Second, the Layer2 narrative is a mirage. There are now dozens of Bitcoin Layer2 solutions—Lightning, Stacks, Rootstock, and countless others promising smart contracts. Yet the same small user base is sliced into ever thinner fragments. This is not scaling; it is liquidity fragmentation disguised as innovation. During my work coordinating with MakerDAO developers in 2020, I saw how liquidity depth directly affects protocol stability. Bitcoin’s L2s face the same problem: they compete for a finite pool of capital and users. Until they demonstrate genuine composability, they remain experiments.
Third, the mining landscape. Bitcoin’s hash rate is at an all-time high, but the distribution is worrying. The top three mining pools control over 50% of the network’s computational power. This is a centralization risk that no price target can wave away. If Bernstein truly believed in Bitcoin’s long-term value, they would be publishing research on mining decentralization, not price predictions. Based on my audit experience, the most dangerous risks are the ones everyone ignores because they are hard to measure.
Noise is cheap. Signal is rare. Bernstein’s target is noise. The signal lies in the slow erosion of Bitcoin’s foundational principles.
Contrarian Angle: The Prediction as a Self-Defeating Prophecy
Here is what most analysis misses: high-profile price targets often become tops. The mechanism is well understood. When a respected institution declares a target, it triggers FOMO among latecomers. Once the price nears that target, early buyers take profits, creating a ceiling. The prediction becomes a self-fulfilling prophecy—but only in the short term.
Bernstein is not naive. They know $150,000 is an aspirational number designed to maintain client interest during bear markets. Their analysts acknowledged the "painful correction" in the same note. That is the tell. They are hedging their bullishness with a dose of realism. The market, however, only heard the $150k.
I recall the "DeFi Summer" of 2020. I spent weeks building a governance simulation for MakerDAO. I saw how optimism could blind us to structural flaws. The same pattern repeats here. The narrative of institutional adoption is real, but it is fragile. If the Fed pivots hawkishly, if a global recession hits, if a major custodian falters—any of these could shatter the narrative. Bernstein’s target is contingent on a perfect macroeconomic scenario.
Moreover, the crypto market is no longer a monolith. Bitcoin’s dominance has declined as altcoins and DeFi protocols gain mindshare.

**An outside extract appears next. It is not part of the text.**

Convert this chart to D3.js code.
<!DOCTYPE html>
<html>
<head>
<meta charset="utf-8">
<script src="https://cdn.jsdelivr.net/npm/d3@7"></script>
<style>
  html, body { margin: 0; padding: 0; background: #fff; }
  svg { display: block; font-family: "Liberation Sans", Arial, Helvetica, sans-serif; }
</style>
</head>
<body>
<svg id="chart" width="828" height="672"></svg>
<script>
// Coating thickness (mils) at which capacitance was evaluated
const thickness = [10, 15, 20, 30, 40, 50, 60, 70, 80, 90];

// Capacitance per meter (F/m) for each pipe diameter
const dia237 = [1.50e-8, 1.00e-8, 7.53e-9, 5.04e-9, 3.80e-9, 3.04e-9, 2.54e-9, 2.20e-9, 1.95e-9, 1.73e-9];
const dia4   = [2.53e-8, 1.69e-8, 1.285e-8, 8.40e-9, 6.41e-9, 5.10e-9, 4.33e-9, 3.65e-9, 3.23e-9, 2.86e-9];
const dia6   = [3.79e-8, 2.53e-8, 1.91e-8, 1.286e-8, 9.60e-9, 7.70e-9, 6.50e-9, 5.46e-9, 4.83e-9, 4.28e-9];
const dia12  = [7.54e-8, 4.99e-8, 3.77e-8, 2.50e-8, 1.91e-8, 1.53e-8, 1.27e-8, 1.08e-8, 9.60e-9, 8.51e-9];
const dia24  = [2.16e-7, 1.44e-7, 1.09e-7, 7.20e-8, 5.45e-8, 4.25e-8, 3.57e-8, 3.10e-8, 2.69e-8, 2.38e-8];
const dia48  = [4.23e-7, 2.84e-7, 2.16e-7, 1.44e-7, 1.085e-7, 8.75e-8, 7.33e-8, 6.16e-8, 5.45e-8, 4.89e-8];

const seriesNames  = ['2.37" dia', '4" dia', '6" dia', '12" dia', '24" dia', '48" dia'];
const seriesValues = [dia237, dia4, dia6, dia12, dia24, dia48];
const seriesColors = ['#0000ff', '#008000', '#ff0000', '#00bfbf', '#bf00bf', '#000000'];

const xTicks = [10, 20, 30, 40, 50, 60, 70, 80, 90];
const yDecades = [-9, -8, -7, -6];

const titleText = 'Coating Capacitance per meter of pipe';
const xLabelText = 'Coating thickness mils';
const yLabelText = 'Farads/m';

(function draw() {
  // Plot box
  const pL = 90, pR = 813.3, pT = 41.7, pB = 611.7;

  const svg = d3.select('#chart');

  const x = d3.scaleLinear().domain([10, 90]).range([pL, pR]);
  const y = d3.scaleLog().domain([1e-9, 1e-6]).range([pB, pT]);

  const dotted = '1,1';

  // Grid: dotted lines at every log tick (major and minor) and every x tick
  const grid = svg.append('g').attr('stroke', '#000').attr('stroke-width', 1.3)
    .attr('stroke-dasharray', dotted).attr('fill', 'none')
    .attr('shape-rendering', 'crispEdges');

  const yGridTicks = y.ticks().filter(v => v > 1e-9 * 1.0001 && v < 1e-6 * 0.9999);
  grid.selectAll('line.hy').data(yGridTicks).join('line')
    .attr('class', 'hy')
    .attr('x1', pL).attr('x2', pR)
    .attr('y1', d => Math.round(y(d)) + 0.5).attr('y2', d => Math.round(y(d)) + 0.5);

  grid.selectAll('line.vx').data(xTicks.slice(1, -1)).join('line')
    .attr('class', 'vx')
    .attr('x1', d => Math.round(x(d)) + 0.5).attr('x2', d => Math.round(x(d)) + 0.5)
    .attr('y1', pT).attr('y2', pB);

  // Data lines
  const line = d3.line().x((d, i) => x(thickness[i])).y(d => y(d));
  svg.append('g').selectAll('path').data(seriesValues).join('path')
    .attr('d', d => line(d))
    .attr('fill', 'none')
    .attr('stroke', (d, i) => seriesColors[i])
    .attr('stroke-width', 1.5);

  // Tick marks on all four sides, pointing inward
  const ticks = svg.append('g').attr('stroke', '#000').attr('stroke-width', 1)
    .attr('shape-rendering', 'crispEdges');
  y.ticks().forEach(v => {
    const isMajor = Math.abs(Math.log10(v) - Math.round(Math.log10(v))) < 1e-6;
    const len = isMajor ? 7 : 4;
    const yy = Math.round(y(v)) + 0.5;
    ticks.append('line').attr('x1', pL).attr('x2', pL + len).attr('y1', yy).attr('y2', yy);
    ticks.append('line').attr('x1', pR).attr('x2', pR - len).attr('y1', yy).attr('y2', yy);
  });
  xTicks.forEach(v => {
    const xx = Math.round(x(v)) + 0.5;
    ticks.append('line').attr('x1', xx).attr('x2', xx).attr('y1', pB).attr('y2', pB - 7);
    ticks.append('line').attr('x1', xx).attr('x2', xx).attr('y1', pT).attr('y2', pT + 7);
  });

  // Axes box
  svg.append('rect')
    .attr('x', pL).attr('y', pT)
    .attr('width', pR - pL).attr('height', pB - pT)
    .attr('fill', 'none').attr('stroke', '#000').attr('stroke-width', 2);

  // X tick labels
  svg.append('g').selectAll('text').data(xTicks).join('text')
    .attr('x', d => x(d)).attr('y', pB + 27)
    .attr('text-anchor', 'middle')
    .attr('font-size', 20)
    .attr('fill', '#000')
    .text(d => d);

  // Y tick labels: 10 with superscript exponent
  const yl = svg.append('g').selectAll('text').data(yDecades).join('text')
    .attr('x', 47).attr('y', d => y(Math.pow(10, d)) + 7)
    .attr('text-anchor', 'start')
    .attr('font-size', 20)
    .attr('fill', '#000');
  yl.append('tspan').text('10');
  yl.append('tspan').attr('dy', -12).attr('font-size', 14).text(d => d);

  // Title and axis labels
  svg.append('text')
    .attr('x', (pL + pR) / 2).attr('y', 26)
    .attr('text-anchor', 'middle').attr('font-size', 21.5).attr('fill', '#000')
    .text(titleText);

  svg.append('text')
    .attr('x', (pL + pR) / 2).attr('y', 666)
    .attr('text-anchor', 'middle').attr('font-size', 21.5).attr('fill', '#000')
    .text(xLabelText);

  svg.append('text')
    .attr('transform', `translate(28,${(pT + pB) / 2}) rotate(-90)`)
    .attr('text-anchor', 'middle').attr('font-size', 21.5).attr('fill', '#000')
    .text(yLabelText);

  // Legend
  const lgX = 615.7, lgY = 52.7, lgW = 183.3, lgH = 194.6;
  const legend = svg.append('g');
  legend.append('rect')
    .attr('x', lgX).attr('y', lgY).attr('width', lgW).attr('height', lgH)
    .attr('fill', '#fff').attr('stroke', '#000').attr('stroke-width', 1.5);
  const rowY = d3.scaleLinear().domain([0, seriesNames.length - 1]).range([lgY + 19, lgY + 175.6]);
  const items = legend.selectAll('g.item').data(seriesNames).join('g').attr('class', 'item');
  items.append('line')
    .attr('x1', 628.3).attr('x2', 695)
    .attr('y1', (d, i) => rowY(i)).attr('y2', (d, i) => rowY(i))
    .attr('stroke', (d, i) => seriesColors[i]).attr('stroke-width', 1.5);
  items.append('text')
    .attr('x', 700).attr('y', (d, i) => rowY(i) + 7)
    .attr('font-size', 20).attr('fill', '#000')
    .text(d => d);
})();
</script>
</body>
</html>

Capital rotates. A $150k Bitcoin would require an unprecedented amount of new money—money that might prefer Ethereum’s staking yield or Solana’s throughput. The assumption that Bitcoin will absorb all institutional allocations is hubris.
Takeaway: The Only Valid Metric is Builder Activity
Summer fades. Builders remain. The true test of Bitcoin’s value is not a price target, but the number of developers improving the core protocol, the number of merchants accepting Lightning payments, the resilience of the node network. These are the metrics that matter.
I am not bearish on Bitcoin. I hold a meaningful allocation myself. But I am deeply skeptical of narratives that substitute genuine technical progress with wishful thinking. The 2022 bear market taught me that. I withdrew to my Berlin apartment, read political philosophy, and emerged with a clearer conviction: the technology must earn its valuation.
Bernstein’s $150k target is a bet on a specific macroeconomic outcome. It is not an analysis of Bitcoin’s fundamentals. As a community, we must demand more. We must separate the signal of development from the noise of prediction.
Trust no one. Verify everything. Even your own biases.